TASK TO CARRY OUT >> Include in the output exactly the lines from the opening of the data through the line containing "const W = 4157, H = 1659;", and nothing more.

========================================================================

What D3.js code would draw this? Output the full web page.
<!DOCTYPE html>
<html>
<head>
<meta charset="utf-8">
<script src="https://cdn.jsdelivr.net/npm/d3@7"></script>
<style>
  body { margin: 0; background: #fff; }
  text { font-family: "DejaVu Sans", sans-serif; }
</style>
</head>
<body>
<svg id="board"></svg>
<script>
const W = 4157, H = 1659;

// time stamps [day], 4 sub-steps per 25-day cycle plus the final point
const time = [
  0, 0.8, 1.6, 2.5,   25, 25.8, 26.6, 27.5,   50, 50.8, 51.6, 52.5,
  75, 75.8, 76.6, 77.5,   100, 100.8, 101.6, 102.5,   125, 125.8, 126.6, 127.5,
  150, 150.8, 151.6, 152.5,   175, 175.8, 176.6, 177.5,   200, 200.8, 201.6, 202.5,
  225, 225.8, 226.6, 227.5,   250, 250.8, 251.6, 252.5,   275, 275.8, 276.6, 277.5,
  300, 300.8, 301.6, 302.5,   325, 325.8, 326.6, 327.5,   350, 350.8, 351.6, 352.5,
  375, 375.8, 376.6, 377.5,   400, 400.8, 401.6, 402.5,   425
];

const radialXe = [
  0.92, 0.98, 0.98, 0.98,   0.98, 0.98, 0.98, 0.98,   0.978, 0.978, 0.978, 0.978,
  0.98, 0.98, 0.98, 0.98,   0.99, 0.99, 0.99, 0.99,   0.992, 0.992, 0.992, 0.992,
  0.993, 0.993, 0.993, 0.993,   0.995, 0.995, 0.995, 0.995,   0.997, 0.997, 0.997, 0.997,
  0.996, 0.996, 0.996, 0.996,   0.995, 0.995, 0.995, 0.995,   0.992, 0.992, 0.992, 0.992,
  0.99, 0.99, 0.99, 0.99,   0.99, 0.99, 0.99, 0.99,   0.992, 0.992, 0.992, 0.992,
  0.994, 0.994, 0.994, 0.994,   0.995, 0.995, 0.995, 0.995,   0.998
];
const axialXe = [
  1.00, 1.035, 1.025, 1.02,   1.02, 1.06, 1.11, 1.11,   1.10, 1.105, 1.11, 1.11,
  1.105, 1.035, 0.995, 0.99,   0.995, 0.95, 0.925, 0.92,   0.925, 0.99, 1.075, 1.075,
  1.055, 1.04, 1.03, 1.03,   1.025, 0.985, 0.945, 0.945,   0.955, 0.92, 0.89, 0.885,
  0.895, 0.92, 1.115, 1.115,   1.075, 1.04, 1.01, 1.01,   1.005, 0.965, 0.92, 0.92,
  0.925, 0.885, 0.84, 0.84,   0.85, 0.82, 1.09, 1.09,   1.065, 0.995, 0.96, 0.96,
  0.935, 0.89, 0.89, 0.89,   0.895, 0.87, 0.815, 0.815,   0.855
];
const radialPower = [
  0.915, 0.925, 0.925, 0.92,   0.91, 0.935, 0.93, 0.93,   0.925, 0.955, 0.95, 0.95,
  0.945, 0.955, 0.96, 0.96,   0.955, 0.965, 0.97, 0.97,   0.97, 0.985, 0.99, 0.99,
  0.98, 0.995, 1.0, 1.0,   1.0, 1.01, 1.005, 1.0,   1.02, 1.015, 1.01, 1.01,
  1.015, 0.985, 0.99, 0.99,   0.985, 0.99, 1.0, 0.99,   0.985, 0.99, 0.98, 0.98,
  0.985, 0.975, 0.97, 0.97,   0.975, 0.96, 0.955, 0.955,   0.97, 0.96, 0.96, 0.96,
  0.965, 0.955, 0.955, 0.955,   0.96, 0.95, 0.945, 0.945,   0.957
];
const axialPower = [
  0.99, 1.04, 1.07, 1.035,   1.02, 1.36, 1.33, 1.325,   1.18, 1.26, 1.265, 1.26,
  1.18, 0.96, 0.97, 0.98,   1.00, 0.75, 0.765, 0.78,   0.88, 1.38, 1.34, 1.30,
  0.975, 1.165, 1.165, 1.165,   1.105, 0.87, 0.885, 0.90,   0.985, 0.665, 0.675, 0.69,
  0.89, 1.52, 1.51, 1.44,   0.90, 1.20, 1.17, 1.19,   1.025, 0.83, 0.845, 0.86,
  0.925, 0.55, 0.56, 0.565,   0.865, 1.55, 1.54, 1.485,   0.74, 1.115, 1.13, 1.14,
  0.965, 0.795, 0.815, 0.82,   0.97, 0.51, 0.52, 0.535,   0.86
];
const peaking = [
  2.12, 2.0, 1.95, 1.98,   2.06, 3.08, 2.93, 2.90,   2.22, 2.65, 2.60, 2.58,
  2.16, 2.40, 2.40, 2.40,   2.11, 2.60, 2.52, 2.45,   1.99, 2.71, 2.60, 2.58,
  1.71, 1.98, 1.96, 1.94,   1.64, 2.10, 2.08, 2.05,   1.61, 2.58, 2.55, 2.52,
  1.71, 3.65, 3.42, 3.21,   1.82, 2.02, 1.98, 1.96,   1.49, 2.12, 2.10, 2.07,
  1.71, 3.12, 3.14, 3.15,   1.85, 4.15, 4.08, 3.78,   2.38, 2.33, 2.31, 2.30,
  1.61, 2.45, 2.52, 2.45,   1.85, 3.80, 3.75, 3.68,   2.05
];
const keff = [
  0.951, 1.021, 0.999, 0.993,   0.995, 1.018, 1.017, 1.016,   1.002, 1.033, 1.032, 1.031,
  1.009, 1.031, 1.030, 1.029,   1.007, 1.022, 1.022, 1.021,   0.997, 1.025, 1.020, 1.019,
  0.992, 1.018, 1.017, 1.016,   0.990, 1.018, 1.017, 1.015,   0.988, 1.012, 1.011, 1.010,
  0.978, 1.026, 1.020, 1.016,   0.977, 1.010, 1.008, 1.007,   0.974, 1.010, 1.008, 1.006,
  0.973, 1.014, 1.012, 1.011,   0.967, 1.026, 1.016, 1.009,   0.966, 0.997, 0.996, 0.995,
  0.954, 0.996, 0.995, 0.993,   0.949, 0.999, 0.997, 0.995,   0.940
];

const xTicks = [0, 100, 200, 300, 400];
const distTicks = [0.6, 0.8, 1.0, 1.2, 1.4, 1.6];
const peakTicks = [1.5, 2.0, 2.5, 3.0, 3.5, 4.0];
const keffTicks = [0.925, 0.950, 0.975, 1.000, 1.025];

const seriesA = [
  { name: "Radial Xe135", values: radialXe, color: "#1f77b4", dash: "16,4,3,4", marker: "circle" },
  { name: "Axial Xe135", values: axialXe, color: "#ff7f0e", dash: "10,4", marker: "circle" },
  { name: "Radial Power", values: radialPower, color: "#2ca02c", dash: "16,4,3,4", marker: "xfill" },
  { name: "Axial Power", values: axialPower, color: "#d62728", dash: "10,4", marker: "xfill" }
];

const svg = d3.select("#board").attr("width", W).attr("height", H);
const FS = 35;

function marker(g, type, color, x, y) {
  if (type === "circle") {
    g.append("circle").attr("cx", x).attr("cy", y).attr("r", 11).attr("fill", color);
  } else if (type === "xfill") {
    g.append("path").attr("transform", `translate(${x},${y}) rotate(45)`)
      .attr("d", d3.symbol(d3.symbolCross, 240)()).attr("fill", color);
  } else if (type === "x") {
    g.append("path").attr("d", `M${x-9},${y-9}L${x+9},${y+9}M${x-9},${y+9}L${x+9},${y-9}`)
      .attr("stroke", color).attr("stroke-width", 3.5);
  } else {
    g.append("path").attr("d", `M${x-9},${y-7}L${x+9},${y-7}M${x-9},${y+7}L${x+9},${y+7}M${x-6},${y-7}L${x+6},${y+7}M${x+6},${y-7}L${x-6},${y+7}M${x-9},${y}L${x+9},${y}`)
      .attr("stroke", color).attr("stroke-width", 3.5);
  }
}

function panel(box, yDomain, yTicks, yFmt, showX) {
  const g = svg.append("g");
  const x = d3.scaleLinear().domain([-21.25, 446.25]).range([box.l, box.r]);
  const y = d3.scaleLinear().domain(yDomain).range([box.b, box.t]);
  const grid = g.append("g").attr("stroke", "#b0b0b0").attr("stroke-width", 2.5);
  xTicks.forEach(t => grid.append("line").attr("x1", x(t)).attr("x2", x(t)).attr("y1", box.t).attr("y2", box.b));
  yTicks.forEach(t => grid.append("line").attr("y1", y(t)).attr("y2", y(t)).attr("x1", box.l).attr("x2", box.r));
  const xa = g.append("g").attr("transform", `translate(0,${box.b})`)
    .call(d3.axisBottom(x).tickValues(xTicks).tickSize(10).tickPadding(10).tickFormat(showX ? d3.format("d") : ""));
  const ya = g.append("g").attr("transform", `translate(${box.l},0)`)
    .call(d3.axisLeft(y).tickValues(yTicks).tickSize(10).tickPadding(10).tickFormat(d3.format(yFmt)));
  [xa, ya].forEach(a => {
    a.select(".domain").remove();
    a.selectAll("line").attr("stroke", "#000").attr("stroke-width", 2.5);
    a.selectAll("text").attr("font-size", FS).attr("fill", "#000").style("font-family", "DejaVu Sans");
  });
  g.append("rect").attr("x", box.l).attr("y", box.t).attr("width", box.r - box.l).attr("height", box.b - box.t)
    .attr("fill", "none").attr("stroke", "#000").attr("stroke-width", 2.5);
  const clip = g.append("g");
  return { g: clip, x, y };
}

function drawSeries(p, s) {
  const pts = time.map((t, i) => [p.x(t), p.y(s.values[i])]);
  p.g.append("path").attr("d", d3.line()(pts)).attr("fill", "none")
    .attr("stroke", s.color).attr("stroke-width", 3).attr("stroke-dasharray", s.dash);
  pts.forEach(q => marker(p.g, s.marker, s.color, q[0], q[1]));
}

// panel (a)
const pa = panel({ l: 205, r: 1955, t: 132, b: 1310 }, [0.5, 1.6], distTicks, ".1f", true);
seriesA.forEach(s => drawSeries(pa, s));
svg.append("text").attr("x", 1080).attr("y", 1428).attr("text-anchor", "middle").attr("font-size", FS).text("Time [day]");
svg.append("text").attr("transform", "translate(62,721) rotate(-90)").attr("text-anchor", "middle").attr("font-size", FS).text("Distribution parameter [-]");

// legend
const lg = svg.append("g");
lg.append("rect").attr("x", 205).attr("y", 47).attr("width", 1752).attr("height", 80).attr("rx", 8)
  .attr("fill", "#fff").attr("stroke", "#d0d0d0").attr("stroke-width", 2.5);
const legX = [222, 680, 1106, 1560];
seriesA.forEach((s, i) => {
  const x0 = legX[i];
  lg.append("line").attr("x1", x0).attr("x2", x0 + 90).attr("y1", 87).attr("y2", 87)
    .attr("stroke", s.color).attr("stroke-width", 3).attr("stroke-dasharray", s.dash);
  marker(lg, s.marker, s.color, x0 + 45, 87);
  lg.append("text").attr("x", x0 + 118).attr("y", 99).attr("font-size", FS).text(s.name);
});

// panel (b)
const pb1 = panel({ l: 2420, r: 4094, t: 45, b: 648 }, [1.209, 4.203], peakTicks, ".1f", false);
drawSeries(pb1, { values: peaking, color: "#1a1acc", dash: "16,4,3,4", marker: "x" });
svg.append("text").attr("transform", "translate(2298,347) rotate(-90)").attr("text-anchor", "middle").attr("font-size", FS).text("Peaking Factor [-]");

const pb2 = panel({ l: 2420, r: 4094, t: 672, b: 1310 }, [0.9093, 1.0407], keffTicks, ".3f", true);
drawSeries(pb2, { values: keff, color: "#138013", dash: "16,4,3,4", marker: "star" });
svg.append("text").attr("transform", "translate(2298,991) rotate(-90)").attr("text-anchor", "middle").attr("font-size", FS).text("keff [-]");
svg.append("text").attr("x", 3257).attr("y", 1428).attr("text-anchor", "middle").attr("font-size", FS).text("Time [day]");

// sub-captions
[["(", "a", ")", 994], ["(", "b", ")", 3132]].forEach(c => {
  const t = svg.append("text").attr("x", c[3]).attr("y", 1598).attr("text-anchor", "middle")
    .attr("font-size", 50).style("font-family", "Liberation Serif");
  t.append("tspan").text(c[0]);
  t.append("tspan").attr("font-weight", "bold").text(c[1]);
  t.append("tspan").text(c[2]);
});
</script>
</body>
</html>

========================================================================

FULL RESPONSE >>
What D3.js code would draw this? Output the full web page.
<!DOCTYPE html>
<html>
<head>
<meta charset="utf-8">
<script src="https://cdn.jsdelivr.net/npm/d3@7"></script>
<style>
  body { margin: 0; background: #fff; }
  text { font-family: "DejaVu Sans", sans-serif; }
</style>
</head>
<body>
<svg id="board"></svg>
<script>
const W = 4157, H = 1659;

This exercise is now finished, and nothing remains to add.